On imagine mal comment cette faune, véritable musée des horreurs morales, a pu se figurer que j'accepterais un jour, sous quelque pression que ce soit, de me commettre en son sein. Autant croire au Père Noël. En effet, comme on le verra, il s'agissait bien de se procurer le moyen d'exercer sur moi un chantage qui me contraigne à me rallier au régime en place à Yaoundé, alors que chacun sait avec quelle fermeté je le condamne. C'est toujours au kidnapping qu'on recourait, mais moral cette fois, l'autre forme étant sujette aux aléas, comme certaine tentative avortée vient de le montrer à Londres.
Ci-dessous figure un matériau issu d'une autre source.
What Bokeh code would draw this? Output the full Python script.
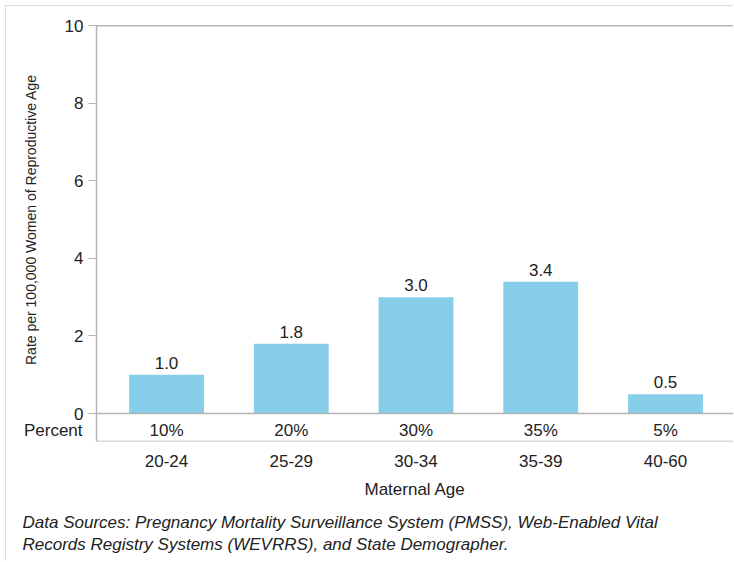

[2] Cette précision n'est pas inutile. D'une part, une loi non écrite de la politique camerounaise (c'est-à-dire, en réalité, une technique de domination du néocolonialisme) semble être la rotation des ethnies dans l'exercice du pouvoir suprême, au mépris bien entendu de la Constitution officielle dont le rôle est purement décoratif. Après les Nordistes Peuhls, il saute aux yeux que l'Etat est tombé entre les mains pour ne pas dire dans l'escarcelle des Sudistes Betis avec l'avènement de Paul Biya : le Camerounais de la rue s'en convainc par la seule lecture des noms des plus hauts responsables dans tous les domaines et notamment dans les organes de Sécurité que les Betis monopolisent impudemment. De plus, les Betis étant en majorité catholiques, il en résulte que, sous Paul Biya, le dirigeant camerounais le plus représentatif est un Beti catholique, comme il était naguère un Peuhl musulman : c'est ce que j'ai appelé souvent le tribal-confessionnalisme.
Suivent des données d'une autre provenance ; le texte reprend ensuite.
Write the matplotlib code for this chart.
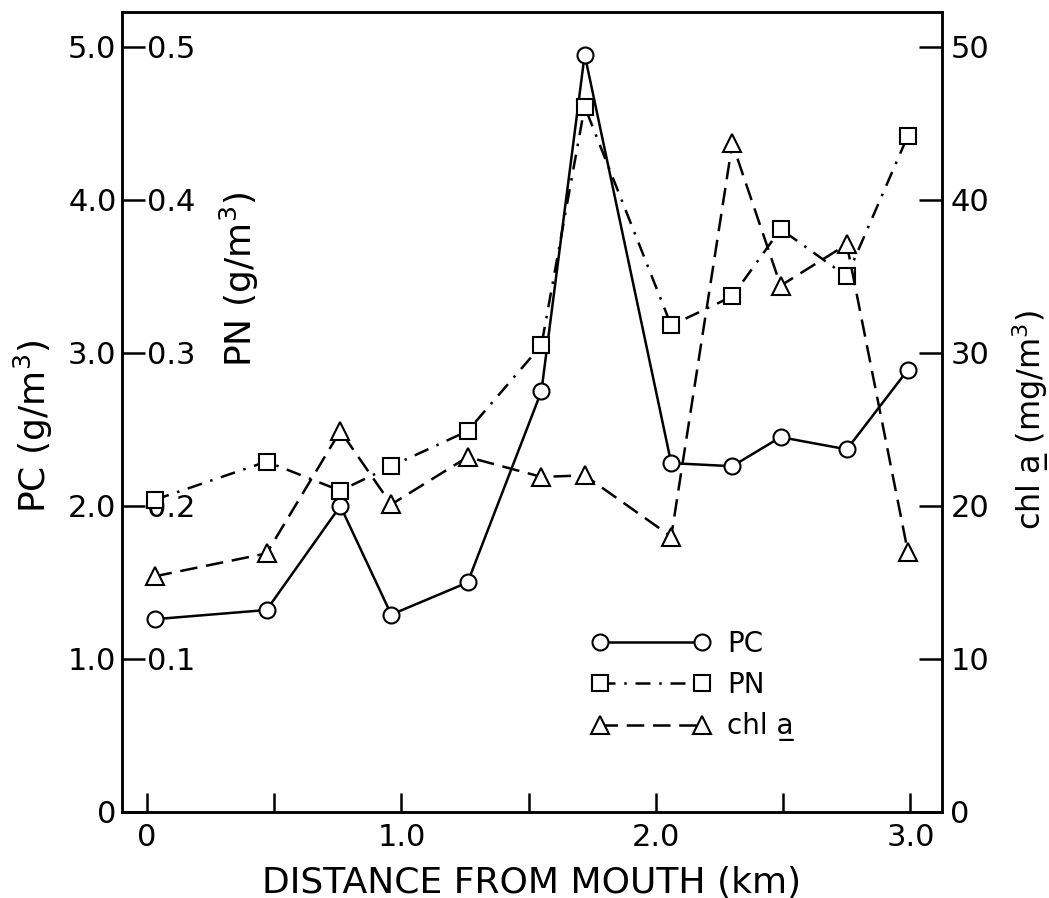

D'autre part, le qualificatif beti s'appliquait originellement et à proprement parler à deux ethnies de la région de Yaoundé : les Ewondos à Yaoundé même, et le Beneuhs (ou Banés) à Mbalmayo. Mais il est vrai que le terme tend irréversiblement à désigner tous les Fangs du Cameroun, c'est-à-dire, en plus des deux groupes nommés tout à l'heure, les Etohns, les Boulous, les Ntoumous, etc. Ce n'est pas seulement l'une des ethnies les plus nombreuses du Cameroun, avec les Bamilékés à l'ouest; les « Betis » forment aussi, avec leurs frères Fangs du Gabon et de la Guinée Equatoriale, un peuple évalué par le Pr Eya Ntchama, chef de l'opposition équato-guinéenne réfugié à Genève, à environ cinq millions de personnes; ils offrent également un exemple rare de cohésion linguistique, culturelle et sociale, n'en déplaise aux professionnels de l'élucubration ethnologiste qui, sous la rubrique tribus, rangent des clans, c'est-à-dire des familles élargies comme les mvog Ada, mvog Belibi, mvog Amougou...
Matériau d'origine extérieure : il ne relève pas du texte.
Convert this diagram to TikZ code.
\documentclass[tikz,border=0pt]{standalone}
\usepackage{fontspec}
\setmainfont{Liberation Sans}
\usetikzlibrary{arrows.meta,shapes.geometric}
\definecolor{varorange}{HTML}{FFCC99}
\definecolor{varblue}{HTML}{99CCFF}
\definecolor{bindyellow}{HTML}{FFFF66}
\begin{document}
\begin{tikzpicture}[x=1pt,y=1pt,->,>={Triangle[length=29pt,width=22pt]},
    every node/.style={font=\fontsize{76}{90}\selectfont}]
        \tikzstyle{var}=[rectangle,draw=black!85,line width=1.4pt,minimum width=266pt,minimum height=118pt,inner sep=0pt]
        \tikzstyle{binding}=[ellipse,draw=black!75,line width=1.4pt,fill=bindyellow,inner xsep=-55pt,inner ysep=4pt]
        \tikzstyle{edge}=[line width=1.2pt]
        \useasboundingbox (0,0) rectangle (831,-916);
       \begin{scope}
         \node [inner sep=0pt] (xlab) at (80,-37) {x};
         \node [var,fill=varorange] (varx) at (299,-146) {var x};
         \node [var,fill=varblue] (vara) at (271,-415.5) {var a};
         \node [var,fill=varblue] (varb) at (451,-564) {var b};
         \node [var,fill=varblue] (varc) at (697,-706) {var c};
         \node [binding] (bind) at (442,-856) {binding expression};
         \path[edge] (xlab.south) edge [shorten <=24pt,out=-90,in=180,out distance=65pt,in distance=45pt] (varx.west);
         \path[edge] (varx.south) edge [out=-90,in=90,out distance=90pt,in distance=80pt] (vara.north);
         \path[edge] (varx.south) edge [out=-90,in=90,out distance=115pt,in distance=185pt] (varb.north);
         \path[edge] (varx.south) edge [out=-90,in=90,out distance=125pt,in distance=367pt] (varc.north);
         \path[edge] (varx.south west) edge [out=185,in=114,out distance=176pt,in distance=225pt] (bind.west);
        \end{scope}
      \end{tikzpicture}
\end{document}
Mais, bien entendu, rien ne saurait justifier le rôle politique exorbitant que le néocolonialisme veut faire jouer aux Betis affligés de trop de handicaps pour être à la hauteur d'aucune hégémonie. Leurs compatriotes d'autres ethnies ne leur reprochent-ils pas, comme hier aux Peuhls d'Ahmadou Ahidjo, de s'être naguère prudemment tenus à l'écart de la lutte de libération nationale, sous l'influence des missions catholiques, ardents défenseurs du système colonial. Les Betis manquent d'ailleurs aussi de dynamisme économique et le poids de la communauté dans ce domaine est tout à fait insignifiant. Ce sont de grands amateurs de diplômes, et le rêve de tout jeune Beti est de parader un jour dans un bureau. Dépourvus de sens pratique et d'expérience militante, ivres d'un pouvoir aussi subit qu'immérité, ne vont-ils pas bien vite se rendre odieux à leurs compatriotes ? Il est des Betis, notamment parmi les intellectuels en exil, qui s'inquiètent de cette situation et en redoutent l'issue jugée d'avance désastreuse.

[3] Sobriquet de l'ex-président Ahmadou Ahidjo.

[4] Elundu Onana est un grand ami de Senkat-Kouoh, spécialiste fameux de la rhétorique de commande, puisqu'il exerça longtemps ses talents de logographe auprès d'Ahmadou Ahidjo. Il y a vingt-cinq ans, Sengat-Kouoh choisit la corruption, et moi la littérature. Il ne semble pas se satisfaire de ce partage aujourd'hui, mais pourquoi s'en prendre à moi ? Si Sengat-Kouoh juge trop cruel et injuste le contraste formé par la comparaison de nos deux destins, qu'il change dont son itinéraire, au lieu de jouer les Procustes.

[5] Sous le pseudonyme de lonan Imleo, « Lettre du Cameroun : Banque centrale, banques commerciales, est-ce la guerre ? », cf. Peuples noirs-Peuples africains, no 39 (juin-juillet 1984).